Say there’s a candle factory that’s buying wax from people far away who have bees, McLean explains. Xormis can help the candle makers find closer, more cost-effective wax, and even help match the far-away beekeepers with another type of buyer for their wax that is closer to them. A year after winning at the Imagine Cup world finals, the team is fine-tuning their project to become a business.
Hindsbo says having students use their Imagine Cup projects to start businesses is exactly what draws him to Imagine Cup – both remembering the passion inspired by his first meeting with technology, and by helping students succeed.
“Time and time again I’ve seen students prove that three or four people with a good idea and some dedication can change the world, or at least make a significant difference,” Hindsbo says.

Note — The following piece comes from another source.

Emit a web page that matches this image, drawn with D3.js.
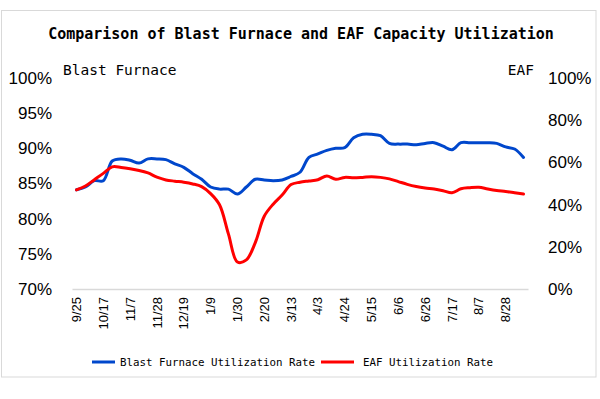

He is also enthusiastic about showing more students that technology can be fun – not only as a rewarding career, but as a world changer. Imagine Cup has drawn more and more competitors each year, and Hindsbo hopes it will continue to grow.
“We need the next generation to be successful, both as a nation and also as a company,” Hindsbo says. “Our company tagline is, ‘Be what’s next.’ While we have an incredible passion for technology, technology by itself is not going to be what’s next. It’s when technology meets people that you become what’s next, and you need the next generation of students to get there.”
The annual student event does a lot for the soul of Microsoft, Hindsbo says. “We were built on the belief that technology can change the world, and we want to be a part of that world – to help create that world, and to enable other people to help create that world.”